Reproduce the listing below word for word, with no pictures.

# START OF Data excerpt

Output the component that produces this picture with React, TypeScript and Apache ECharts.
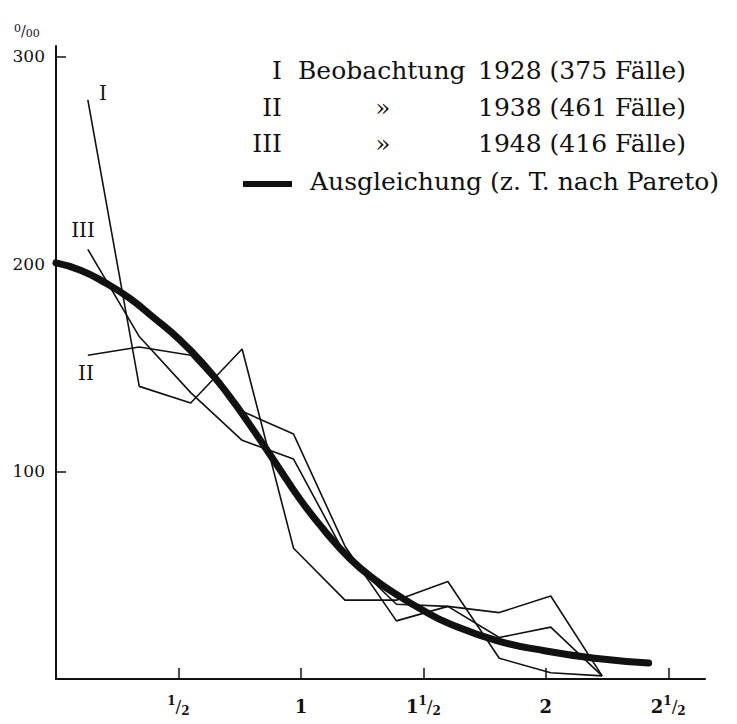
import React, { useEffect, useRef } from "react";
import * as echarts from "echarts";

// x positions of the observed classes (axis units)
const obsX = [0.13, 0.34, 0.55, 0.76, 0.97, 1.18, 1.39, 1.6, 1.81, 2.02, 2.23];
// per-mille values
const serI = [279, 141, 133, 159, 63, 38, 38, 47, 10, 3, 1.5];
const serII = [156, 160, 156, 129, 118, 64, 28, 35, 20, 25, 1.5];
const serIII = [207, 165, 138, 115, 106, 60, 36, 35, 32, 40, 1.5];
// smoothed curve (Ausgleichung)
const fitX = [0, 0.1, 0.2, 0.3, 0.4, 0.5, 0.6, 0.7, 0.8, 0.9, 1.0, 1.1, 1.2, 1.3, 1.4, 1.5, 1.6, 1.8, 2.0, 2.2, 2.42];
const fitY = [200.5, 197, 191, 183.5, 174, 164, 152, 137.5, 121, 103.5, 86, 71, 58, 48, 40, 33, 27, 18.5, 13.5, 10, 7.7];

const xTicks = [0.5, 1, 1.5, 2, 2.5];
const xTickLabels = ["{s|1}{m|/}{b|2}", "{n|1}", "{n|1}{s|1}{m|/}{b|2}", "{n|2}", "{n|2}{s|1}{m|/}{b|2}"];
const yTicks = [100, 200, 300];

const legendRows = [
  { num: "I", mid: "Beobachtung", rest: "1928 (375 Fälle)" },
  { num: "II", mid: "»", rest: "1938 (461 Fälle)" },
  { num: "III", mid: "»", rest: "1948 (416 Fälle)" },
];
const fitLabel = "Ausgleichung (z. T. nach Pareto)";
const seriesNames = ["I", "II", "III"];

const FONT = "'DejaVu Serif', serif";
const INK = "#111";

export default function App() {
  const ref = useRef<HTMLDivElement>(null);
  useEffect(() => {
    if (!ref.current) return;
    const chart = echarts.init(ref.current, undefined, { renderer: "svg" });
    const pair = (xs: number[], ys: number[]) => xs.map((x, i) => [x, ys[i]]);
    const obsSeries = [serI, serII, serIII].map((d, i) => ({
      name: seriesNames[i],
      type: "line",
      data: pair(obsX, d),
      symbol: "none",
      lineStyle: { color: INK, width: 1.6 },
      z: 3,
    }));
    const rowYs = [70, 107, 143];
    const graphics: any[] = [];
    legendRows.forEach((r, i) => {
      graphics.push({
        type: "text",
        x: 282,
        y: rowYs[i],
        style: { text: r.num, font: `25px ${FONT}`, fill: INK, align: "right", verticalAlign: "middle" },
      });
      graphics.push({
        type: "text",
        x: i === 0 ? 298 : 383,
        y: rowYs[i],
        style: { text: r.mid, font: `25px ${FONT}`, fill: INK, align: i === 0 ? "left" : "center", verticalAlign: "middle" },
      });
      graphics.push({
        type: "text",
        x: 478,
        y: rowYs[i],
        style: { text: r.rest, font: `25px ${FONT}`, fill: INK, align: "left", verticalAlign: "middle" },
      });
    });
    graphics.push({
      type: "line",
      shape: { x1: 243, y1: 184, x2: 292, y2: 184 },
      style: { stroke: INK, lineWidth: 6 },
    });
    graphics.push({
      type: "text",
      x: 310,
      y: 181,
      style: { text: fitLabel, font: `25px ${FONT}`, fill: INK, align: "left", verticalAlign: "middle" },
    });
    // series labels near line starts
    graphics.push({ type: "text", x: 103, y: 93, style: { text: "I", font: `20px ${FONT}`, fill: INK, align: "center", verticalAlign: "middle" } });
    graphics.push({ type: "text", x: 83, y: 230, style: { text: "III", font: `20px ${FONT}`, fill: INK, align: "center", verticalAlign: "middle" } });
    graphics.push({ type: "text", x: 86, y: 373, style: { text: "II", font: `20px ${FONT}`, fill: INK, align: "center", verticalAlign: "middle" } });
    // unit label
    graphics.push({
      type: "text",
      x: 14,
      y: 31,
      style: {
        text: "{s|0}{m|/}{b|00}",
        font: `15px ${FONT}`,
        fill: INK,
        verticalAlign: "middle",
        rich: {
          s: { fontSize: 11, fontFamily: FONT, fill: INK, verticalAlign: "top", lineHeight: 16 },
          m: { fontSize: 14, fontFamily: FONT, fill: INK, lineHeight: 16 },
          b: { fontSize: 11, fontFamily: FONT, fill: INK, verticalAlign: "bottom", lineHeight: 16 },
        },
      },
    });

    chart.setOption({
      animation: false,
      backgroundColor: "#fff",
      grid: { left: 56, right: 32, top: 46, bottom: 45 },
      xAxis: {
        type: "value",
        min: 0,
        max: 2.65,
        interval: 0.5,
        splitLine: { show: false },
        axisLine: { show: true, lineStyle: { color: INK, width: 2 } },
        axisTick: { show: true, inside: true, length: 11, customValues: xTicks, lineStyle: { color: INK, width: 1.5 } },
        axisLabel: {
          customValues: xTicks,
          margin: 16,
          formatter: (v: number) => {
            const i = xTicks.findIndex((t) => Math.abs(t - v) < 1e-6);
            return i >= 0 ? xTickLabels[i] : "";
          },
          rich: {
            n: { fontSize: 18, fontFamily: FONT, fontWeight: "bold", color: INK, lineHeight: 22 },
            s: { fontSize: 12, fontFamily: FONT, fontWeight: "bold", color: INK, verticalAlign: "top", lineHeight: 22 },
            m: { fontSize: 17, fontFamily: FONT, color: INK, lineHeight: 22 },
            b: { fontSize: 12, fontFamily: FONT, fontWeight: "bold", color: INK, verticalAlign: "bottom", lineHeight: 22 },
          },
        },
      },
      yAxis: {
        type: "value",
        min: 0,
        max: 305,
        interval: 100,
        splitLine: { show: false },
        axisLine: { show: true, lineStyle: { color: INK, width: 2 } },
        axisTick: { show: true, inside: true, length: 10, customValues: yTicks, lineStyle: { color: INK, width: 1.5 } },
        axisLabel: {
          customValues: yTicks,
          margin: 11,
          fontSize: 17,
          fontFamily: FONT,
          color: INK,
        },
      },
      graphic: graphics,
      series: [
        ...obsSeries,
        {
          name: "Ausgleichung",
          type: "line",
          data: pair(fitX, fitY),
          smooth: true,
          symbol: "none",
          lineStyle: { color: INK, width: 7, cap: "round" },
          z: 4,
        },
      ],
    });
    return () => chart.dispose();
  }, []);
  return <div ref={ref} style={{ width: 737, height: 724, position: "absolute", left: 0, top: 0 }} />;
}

# END OF Data excerpt

> Complete response:
Output the component that produces this picture with React, TypeScript and Apache ECharts.
import React, { useEffect, useRef } from "react";
import * as echarts from "echarts";

// x positions of the observed classes (axis units)
const obsX = [0.13, 0.34, 0.55, 0.76, 0.97, 1.18, 1.39, 1.6, 1.81, 2.02, 2.23];
// per-mille values
const serI = [279, 141, 133, 159, 63, 38, 38, 47, 10, 3, 1.5];
const serII = [156, 160, 156, 129, 118, 64, 28, 35, 20, 25, 1.5];
const serIII = [207, 165, 138, 115, 106, 60, 36, 35, 32, 40, 1.5];
// smoothed curve (Ausgleichung)
const fitX = [0, 0.1, 0.2, 0.3, 0.4, 0.5, 0.6, 0.7, 0.8, 0.9, 1.0, 1.1, 1.2, 1.3, 1.4, 1.5, 1.6, 1.8, 2.0, 2.2, 2.42];
const fitY = [200.5, 197, 191, 183.5, 174, 164, 152, 137.5, 121, 103.5, 86, 71, 58, 48, 40, 33, 27, 18.5, 13.5, 10, 7.7];

const xTicks = [0.5, 1, 1.5, 2, 2.5];
const xTickLabels = ["{s|1}{m|/}{b|2}", "{n|1}", "{n|1}{s|1}{m|/}{b|2}", "{n|2}", "{n|2}{s|1}{m|/}{b|2}"];
const yTicks = [100, 200, 300];

const legendRows = [
  { num: "I", mid: "Beobachtung", rest: "1928 (375 Fälle)" },
  { num: "II", mid: "»", rest: "1938 (461 Fälle)" },
  { num: "III", mid: "»", rest: "1948 (416 Fälle)" },
];
const fitLabel = "Ausgleichung (z. T. nach Pareto)";
const seriesNames = ["I", "II", "III"];

const FONT = "'DejaVu Serif', serif";
const INK = "#111";

export default function App() {
  const ref = useRef<HTMLDivElement>(null);
  useEffect(() => {
    if (!ref.current) return;
    const chart = echarts.init(ref.current, undefined, { renderer: "svg" });
    const pair = (xs: number[], ys: number[]) => xs.map((x, i) => [x, ys[i]]);
    const obsSeries = [serI, serII, serIII].map((d, i) => ({
      name: seriesNames[i],
      type: "line",
      data: pair(obsX, d),
      symbol: "none",
      lineStyle: { color: INK, width: 1.6 },
      z: 3,
    }));
    const rowYs = [70, 107, 143];
    const graphics: any[] = [];
    legendRows.forEach((r, i) => {
      graphics.push({
        type: "text",
        x: 282,
        y: rowYs[i],
        style: { text: r.num, font: `25px ${FONT}`, fill: INK, align: "right", verticalAlign: "middle" },
      });
      graphics.push({
        type: "text",
        x: i === 0 ? 298 : 383,
        y: rowYs[i],
        style: { text: r.mid, font: `25px ${FONT}`, fill: INK, align: i === 0 ? "left" : "center", verticalAlign: "middle" },
      });
      graphics.push({
        type: "text",
        x: 478,
        y: rowYs[i],
        style: { text: r.rest, font: `25px ${FONT}`, fill: INK, align: "left", verticalAlign: "middle" },
      });
    });
    graphics.push({
      type: "line",
      shape: { x1: 243, y1: 184, x2: 292, y2: 184 },
      style: { stroke: INK, lineWidth: 6 },
    });
    graphics.push({
      type: "text",
      x: 310,
      y: 181,
      style: { text: fitLabel, font: `25px ${FONT}`, fill: INK, align: "left", verticalAlign: "middle" },
    });
    // series labels near line starts
    graphics.push({ type: "text", x: 103, y: 93, style: { text: "I", font: `20px ${FONT}`, fill: INK, align: "center", verticalAlign: "middle" } });
    graphics.push({ type: "text", x: 83, y: 230, style: { text: "III", font: `20px ${FONT}`, fill: INK, align: "center", verticalAlign: "middle" } });
    graphics.push({ type: "text", x: 86, y: 373, style: { text: "II", font: `20px ${FONT}`, fill: INK, align: "center", verticalAlign: "middle" } });
    // unit label
    graphics.push({
      type: "text",
      x: 14,
      y: 31,
      style: {
        text: "{s|0}{m|/}{b|00}",
        font: `15px ${FONT}`,
        fill: INK,
        verticalAlign: "middle",
        rich: {
          s: { fontSize: 11, fontFamily: FONT, fill: INK, verticalAlign: "top", lineHeight: 16 },
          m: { fontSize: 14, fontFamily: FONT, fill: INK, lineHeight: 16 },
          b: { fontSize: 11, fontFamily: FONT, fill: INK, verticalAlign: "bottom", lineHeight: 16 },
        },
      },
    });

    chart.setOption({
      animation: false,
      backgroundColor: "#fff",
      grid: { left: 56, right: 32, top: 46, bottom: 45 },
      xAxis: {
        type: "value",
        min: 0,
        max: 2.65,
        interval: 0.5,
        splitLine: { show: false },
        axisLine: { show: true, lineStyle: { color: INK, width: 2 } },
        axisTick: { show: true, inside: true, length: 11, customValues: xTicks, lineStyle: { color: INK, width: 1.5 } },
        axisLabel: {
          customValues: xTicks,
          margin: 16,
          formatter: (v: number) => {
            const i = xTicks.findIndex((t) => Math.abs(t - v) < 1e-6);
            return i >= 0 ? xTickLabels[i] : "";
          },
          rich: {
            n: { fontSize: 18, fontFamily: FONT, fontWeight: "bold", color: INK, lineHeight: 22 },
            s: { fontSize: 12, fontFamily: FONT, fontWeight: "bold", color: INK, verticalAlign: "top", lineHeight: 22 },
            m: { fontSize: 17, fontFamily: FONT, color: INK, lineHeight: 22 },
            b: { fontSize: 12, fontFamily: FONT, fontWeight: "bold", color: INK, verticalAlign: "bottom", lineHeight: 22 },
          },
        },
      },
      yAxis: {
        type: "value",
        min: 0,
        max: 305,
        interval: 100,
        splitLine: { show: false },
        axisLine: { show: true, lineStyle: { color: INK, width: 2 } },
        axisTick: { show: true, inside: true, length: 10, customValues: yTicks, lineStyle: { color: INK, width: 1.5 } },
        axisLabel: {
          customValues: yTicks,
          margin: 11,
          fontSize: 17,
          fontFamily: FONT,
          color: INK,
        },
      },
      graphic: graphics,
      series: [
        ...obsSeries,
        {
          name: "Ausgleichung",
          type: "line",
          data: pair(fitX, fitY),
          smooth: true,
          symbol: "none",
          lineStyle: { color: INK, width: 7, cap: "round" },
          z: 4,
        },
      ],
    });
    return () => chart.dispose();
  }, []);
  return <div ref={ref} style={{ width: 737, height: 724, position: "absolute", left: 0, top: 0 }} />;
}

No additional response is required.